After closing out the Cleveland Cavaliers last night in six games, a reporter asked Paul Pierce essentially if he felt a sense of accomplishment from knocking out LeBron James and the top seeded Cavs.
Pierce thought about the question for a few seconds and then said no. He was a Boston Celtic, and the Celtics don’t measure themselves by anything other than championships. For proof, he said look no further than the banners. While other teams raise banners for a varying number of other accomplishments, including the team the Celtics share a building with, the Celtics put a flag in the rafters for only one reason – championships.
I smiled for a second, because I knew he was right. Yet, I did not care.
Last night to me felt like winning a championship. I know Boston did not do that, and I know they are still very far away from a title with an extremely difficult challenge facing them in Orlando.
But that did not matter to me. Last night felt like an accomplishment worth celebrating.
The game ended and I raced to make sure my DVR was set to tape the early morning replay. I settled in on the couch and flipped back and forth between the various channels in an attempt not to miss anything.
I stayed up long past the time I should have and got up over an hour early so I could catch up on anything I might have missed in my few hours of sleep. Walking into work today (I do not live or work in the New England area), I saw a co-worker who I know is not a basketball fan, but I chewed his ear off anyway for several minutes telling him all about last night’s game.
Winning this series and winning the game last night was about as satisfying as a playoff moment could be without it involving a championship.
There are the obvious reasons – the Cavaliers were the top team in the league in the regular season and they have the game’s best player. Everyone picked them to win the series. As much as I wanted to disagree, I had a difficult time making a convincing case for Boston before the series.
One week ago, Cleveland looked to take command of the series with a 31-point destruction of Boston in Game Three.
Since that point, though, Boston turned the tables on Cleveland, won three games in a row, and did it in rather easy fashion. The nine-point margin of victory last night (94-85) was actually Boston’s smallest of the series. The Celtics won their four games by an average of 17.3 points.
In a desperate situation entering Game Six, Cleveland would have the lead for just slightly over 90 seconds in the game, a brief spurt early in the third quarter. Otherwise, the game would be all Boston.
LeBron James appeared to make things interesting when he knocked down back-to-back three pointers in the fourth quarter to cut Boston’s lead to 78-74.
This brings me to another reason why I am so proud about last night’s win and the series victory – the Celtics now are almost a completely different team than the one that I struggled to watch for the final four months of the regular season.
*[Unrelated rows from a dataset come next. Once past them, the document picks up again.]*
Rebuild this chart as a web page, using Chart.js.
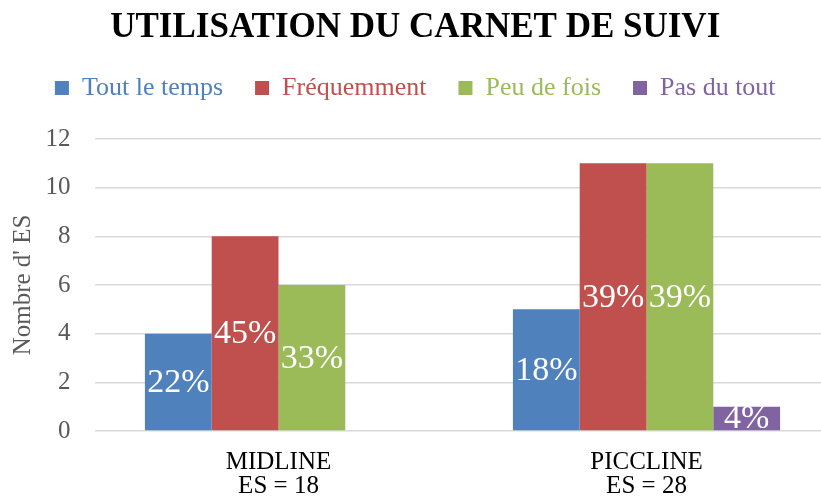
<!DOCTYPE html>
<html lang="fr">
<head>
<meta charset="utf-8">
<title>Utilisation du carnet de suivi</title>
<script src="https://cdn.jsdelivr.net/npm/chart.js@4.4.1/dist/chart.umd.min.js"></script>
<style>
  html, body { margin: 0; padding: 0; background: #fff; overflow: hidden; }
  #wrap { width: 821px; height: 502px; overflow: hidden; }
  canvas { display: block; }
</style>
</head>
<body>
<div id="wrap"><canvas id="carnetChart" width="836" height="502"></canvas></div>
<script>
// Catégories et valeurs (nombre d'ES)
const categories = [['MIDLINE', 'ES = 18'], ['PICCLINE', 'ES = 28']];
const seriesNames = ['Tout le temps', 'Fréquemment', 'Peu de fois', 'Pas du tout'];
const toutLeTemps = [4, 5];
const frequemment = [8, 11];
const peuDeFois = [6, 11];
const pasDuTout = [0, 1];

// Pourcentages affichés dans les barres
const pctToutLeTemps = ['22%', '18%'];
const pctFrequemment = ['45%', '39%'];
const pctPeuDeFois = ['33%', '39%'];
const pctPasDuTout = [null, '4%'];

const yMin = 0, yMax = 12, yStep = 2;

const colors = ['#4f81bd', '#c0504d', '#9bbb59', '#8064a2'];
const serif = '"Liberation Serif", "Times New Roman", serif';

const seriesValues = [toutLeTemps, frequemment, peuDeFois, pasDuTout];
const seriesPct = [pctToutLeTemps, pctFrequemment, pctPeuDeFois, pctPasDuTout];

// Texte blanc au centre de chaque barre
const barLabels = {
    id: 'barLabels',
    afterDatasetsDraw(chart) {
        const ctx = chart.ctx;
        ctx.save();
        ctx.font = '34px ' + serif;
        ctx.fillStyle = '#ffffff';
        ctx.textAlign = 'center';
        ctx.textBaseline = 'middle';
        chart.data.datasets.forEach((ds, i) => {
            chart.getDatasetMeta(i).data.forEach((bar, j) => {
                const txt = ds.pct[j];
                if (!txt) return;
                ctx.fillText(txt, bar.x, (bar.y + bar.base) / 2 + 1);
            });
        });
        ctx.restore();
    }
};

// Espace supplémentaire sous la légende
const legendGap = {
    id: 'legendGap',
    beforeInit(chart) {
        const fit = chart.legend.fit;
        chart.legend.fit = function () {
            fit.call(this);
            this.height += 28;
        };
    }
};

const ctx = document.getElementById('carnetChart').getContext('2d');
const carnetChart = new Chart(ctx, {
    type: 'bar',
    data: {
        labels: categories,
        datasets: seriesNames.map((name, i) => ({
            label: name,
            data: seriesValues[i],
            pct: seriesPct[i],
            backgroundColor: colors[i],
            borderWidth: 0,
            categoryPercentage: 0.726,
            barPercentage: 1
        }))
    },
    options: {
        responsive: false,
        animation: false,
        layout: { padding: { left: 0, right: 5.5, top: 0, bottom: 0 } },
        plugins: {
            title: {
                display: true,
                text: 'UTILISATION DU CARNET DE SUIVI',
                color: '#000',
                font: { family: serif, size: 35, weight: 'bold' },
                padding: { top: 7, bottom: -6 }
            },
            legend: {
                position: 'top',
                labels: {
                    font: { family: serif, size: 26 },
                    boxWidth: 14,
                    boxHeight: 14,
                    padding: 32,
                    generateLabels(chart) {
                        const items = Chart.defaults.plugins.legend.labels.generateLabels(chart);
                        items.forEach(it => {
                            it.fontColor = it.fillStyle;
                            it.lineWidth = 0;
                        });
                        return items;
                    }
                }
            },
            tooltip: { enabled: false }
        },
        scales: {
            x: {
                grid: { display: false, drawTicks: false },
                border: { display: false },
                ticks: {
                    color: '#000',
                    font: { family: serif, size: 25, lineHeight: 0.95 },
                    padding: 20,
                    maxRotation: 0
                },
                afterFit(scale) { scale.height = 71; }
            },
            y: {
                min: yMin,
                max: yMax,
                border: { display: false },
                grid: { color: '#d9d9d9', lineWidth: 1.5, drawTicks: false },
                ticks: {
                    stepSize: yStep,
                    color: '#595959',
                    font: { family: serif, size: 25 },
                    padding: 24
                },
                title: {
                    display: true,
                    text: "Nombre d' ES",
                    color: '#595959',
                    font: { family: serif, size: 25 },
                    padding: { top: 8, bottom: 0 }
                },
                afterFit(scale) { scale.width = 94.5; }
            }
        }
    },
    plugins: [legendGap, barLabels]
});
</script>
</body>
</html>
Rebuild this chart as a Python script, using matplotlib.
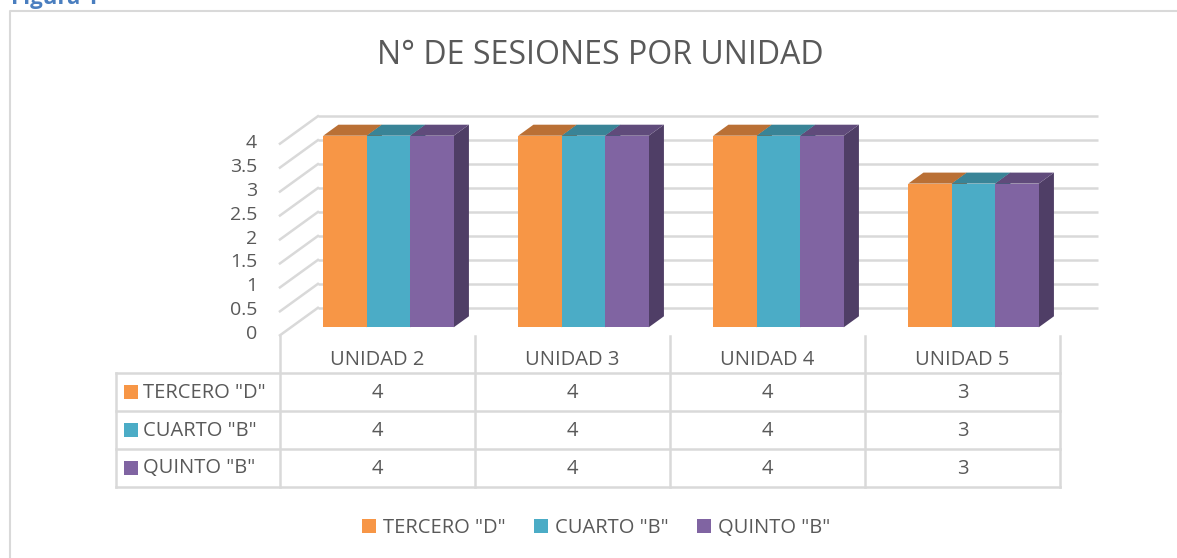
import matplotlib
matplotlib.use("Agg")
import matplotlib.pyplot as plt
from matplotlib.patches import Polygon, Rectangle, Patch

# ---- data ----
categories = ["UNIDAD 2", "UNIDAD 3", "UNIDAD 4", "UNIDAD 5"]
series_names = ['TERCERO "D"', 'CUARTO "B"', 'QUINTO "B"']
tercero_d = [4, 4, 4, 3]
cuarto_b = [4, 4, 4, 3]
quinto_b = [4, 4, 4, 3]
series_values = [tercero_d, cuarto_b, quinto_b]
yticks = [0, 0.5, 1, 1.5, 2, 2.5, 3, 3.5, 4]
title = "N° DE SESIONES POR UNIDAD"

# ---- styles ----
front_cols = ["#F79646", "#4BACC6", "#8064A2"]
top_cols = ["#BA7035", "#398497", "#604B7B"]
side_cols = ["#9C5C2B", "#2F6E7E", "#4F3E66"]
grid_col = "#D9D9D9"
txt_col = "#595959"
plt.rcParams['font.family'] = ['Open Sans', 'DejaVu Sans']
FS = 14.5

W, H = 1177, 558
fig = plt.figure(figsize=(W / 100, H / 100), dpi=100)

# overlay axes in pixel coordinates for frame / table / title
pix = fig.add_axes([0, 0, 1, 1])
pix.set_xlim(0, W)
pix.set_ylim(H, 0)
pix.axis("off")

# bar-plane axes
PX_CAT = 195.0
PX_VAL = 47.9
x_left_px = 291.0
y0_px = 327.3
ax = fig.add_axes([x_left_px / W, (H - y0_px) / H, 4 * PX_CAT / W, 4 * PX_VAL / H])
ax.set_xlim(-0.5, len(categories) - 0.5)
ax.set_ylim(0, 4)
ax.axis("off")

# depth offsets (per unit depth), in data units
DX = 13.8 / PX_CAT
DY = 10.0 / PX_VAL
D_BACK = 1.95
D_FRONT = -0.8
D_BAR = 1.1

# back wall gridlines, side-wall diagonals and value labels
xl, xr = -0.5, len(categories) - 0.5
for v in yticks:
    ax.plot([xl + D_BACK * DX, xr + D_BACK * DX], [v + D_BACK * DY] * 2,
            color=grid_col, lw=1.8, clip_on=False, zorder=1, solid_capstyle="butt")
    ax.plot([xl + D_FRONT * DX, xl + D_BACK * DX],
            [v + D_FRONT * DY, v + D_BACK * DY],
            color=grid_col, lw=1.8, clip_on=False, zorder=1)
    ax.text(xl + D_FRONT * DX - 23 / PX_CAT, v + D_FRONT * DY + 1.0 / PX_VAL,
            f"{v:g}", ha="right", va="center", fontsize=14, color=txt_col,
            clip_on=False)

# bars (front faces via ax.bar, top/side faces as polygons)
n = len(series_values)
bw = 43.5 / PX_CAT
for s, vals in enumerate(series_values):
    xs = [i + (s - (n - 1) / 2) * bw for i in range(len(categories))]
    ax.bar(xs, vals, width=bw, color=front_cols[s], zorder=3 + s * 0.1,
           clip_on=False, linewidth=0)
    for x, v in zip(xs, vals):
        x0, x1 = x - bw / 2, x + bw / 2
        top = Polygon([(x0, v), (x1, v), (x1 + D_BAR * DX, v + D_BAR * DY),
                       (x0 + D_BAR * DX, v + D_BAR * DY)],
                      closed=True, facecolor=top_cols[s], edgecolor="none",
                      zorder=3 + s * 0.1, clip_on=False)
        side = Polygon([(x1, 0), (x1, v), (x1 + D_BAR * DX, v + D_BAR * DY),
                        (x1 + D_BAR * DX, D_BAR * DY)],
                       closed=True, facecolor=side_cols[s], edgecolor="none",
                       zorder=3 + s * 0.1 - 0.05, clip_on=False)
        ax.add_patch(top)
        ax.add_patch(side)

# ---- chart frame ----
pix.plot([10, 10, W + 5], [H + 5, 11, 11], color=grid_col, lw=1.5)

# "Figura 1" caption (partly cut off at top, as in the source)
pix.text(11, 4, "Figura 1", color="#4A7EBF", fontsize=16, fontweight="bold",
         ha="left", va="baseline")

# title
pix.text(600, 56, title, ha="center", va="center", fontsize=23, color=txt_col)

# ---- data table ----
tbl_left = 116
col0 = 280
row_tops = [336, 373, 411, 449, 487]
ncol = len(categories)
col_right = col0 + ncol * PX_CAT
lc = grid_col
for y in row_tops[1:]:
    pix.plot([tbl_left, col_right], [y, y], color=lc, lw=1.8)
for k in range(ncol + 1):
    xk = col0 + k * PX_CAT
    pix.plot([xk, xk], [row_tops[0], row_tops[-1]], color=lc, lw=1.8)
pix.plot([tbl_left, tbl_left], [row_tops[1], row_tops[-1]], color=lc, lw=1.8)

for k, c in enumerate(categories):
    pix.text(col0 + (k + 0.5) * PX_CAT, (row_tops[0] + row_tops[1]) / 2 + 5.5, c,
             ha="center", va="center", fontsize=FS, color=txt_col)
for s, (name, vals) in enumerate(zip(series_names, series_values)):
    yc = (row_tops[s + 1] + row_tops[s + 2]) / 2
    pix.add_patch(Rectangle((124, yc - 7), 14, 14, facecolor=front_cols[s],
                            edgecolor="none"))
    pix.text(143, yc + 0.5, name, ha="left", va="center", fontsize=FS, color=txt_col)
    for k, v in enumerate(vals):
        pix.text(col0 + (k + 0.5) * PX_CAT, yc + 0.5, f"{v:g}", ha="center",
                 va="center", fontsize=FS, color=txt_col)

# ---- legend ----
handles = [Patch(facecolor=c, edgecolor="none") for c in front_cols]
fig.legend(handles, series_names, loc="center", bbox_to_anchor=(596 / W, 1 - 528 / H),
           ncol=3, frameon=False, fontsize=FS, handlelength=0.7, handleheight=0.7,
           handletextpad=0.35, columnspacing=1.4, labelcolor=txt_col,
           borderpad=0, borderaxespad=0)

fig.savefig("out.png", dpi=100)
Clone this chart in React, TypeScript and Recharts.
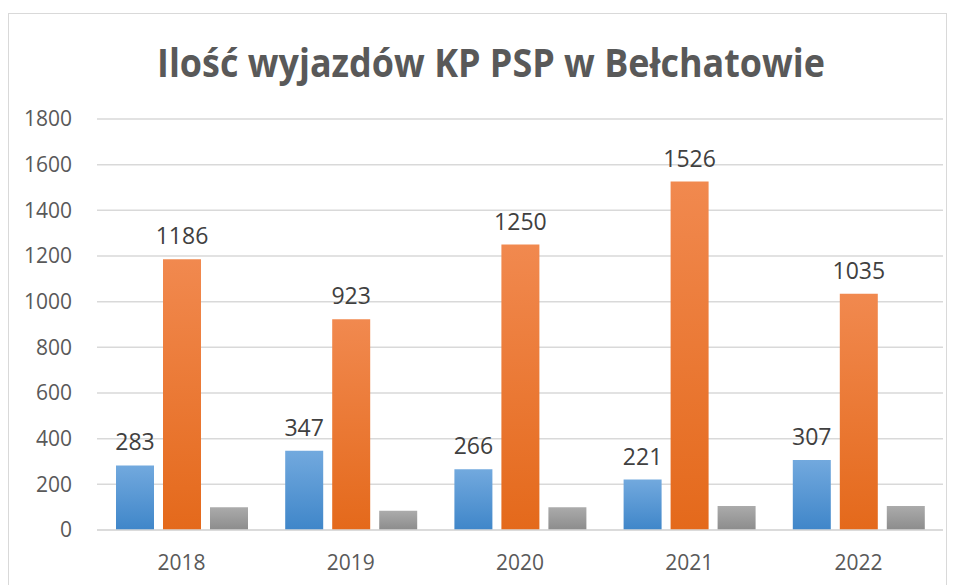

Had this been the regular season, after James’ two trifectas, Boston almost without question would have folded.
Not now, not in the postseason.
Rajon Rondo, the best player hands down in the series, turned one of James’ nine turnovers on the night into a fast break layup.
Following another Cleveland turnover, Rondo found Paul Pierce for a three pointer.
Then Pierce drove the lane and spotted Rasheed Wallace open in the corner, and Sheed canned the three.
For the final exclamation point, Rondo led the fast break and dished to Kevin Garnett for an emphatic dunk.
In slightly over two and a half minutes, Boston went on a 10-0 run to build its largest lead of the night, 14, 88-74, with less than six minutes left in the game.
The Cavaliers weren’t quite ready to throw in the towel (that would have to wait) and fought their way to within seven points.
Boston needed one more hoop to seal the win. But Pierce missed a shot from in close. Garnett came to the rescue with an offensive rebound. He then rushed the shot, missing. Pierce grabbed the offensive board.
Timeout Boston in order to regroup. Out of the break, the Celtics went back in to Garnett, who delivered the knock out blow with a hoop over Anderson Verejao.
James then had his final turnover of the night, and trailing by nine with a minute left in the game, Cleveland put down their swords. They rather inexplicably gave up, and Boston ran out the clock.
I am sure if you search hard today, you will find someone talking about LeBron James’ future. I don’t want to do that and am not interested in what really amounts to pure speculation.
The Celtics won this series. They deserve the credit, they deserve the attention.
This is a team with a championship pedigree that has had the same starting five now for three consecutive seasons. A starting five that when in tact, has yet to lose a playoff series together.
And it is this team that, due in large part to their own play in the regular season, was written off by everyone. I was right in that mix. I thought the Celtics would beat Miami, but against Cleveland, I just wanted to see them put up a good fight.
And did they ever exceed my expectations.
That is the final reason why the win in the series meant so much to me. It was truly unexpected.
But it was no fluke. It is difficult to win a series by fluke. The Celtics were the better team.
Rajon Rondo was the best player in the six games. Beyond Rondo, though, Boston had the best team. Everyone who played had a major hand in the series win.
We spend a great deal of time talking about the individual when discussing the NBA. But basketball is a team sport, and the Celtics are advancing on to the Eastern Conference Finals due to a complete team effort.
The Celtics were better than the Cavaliers. It gets no simpler than that.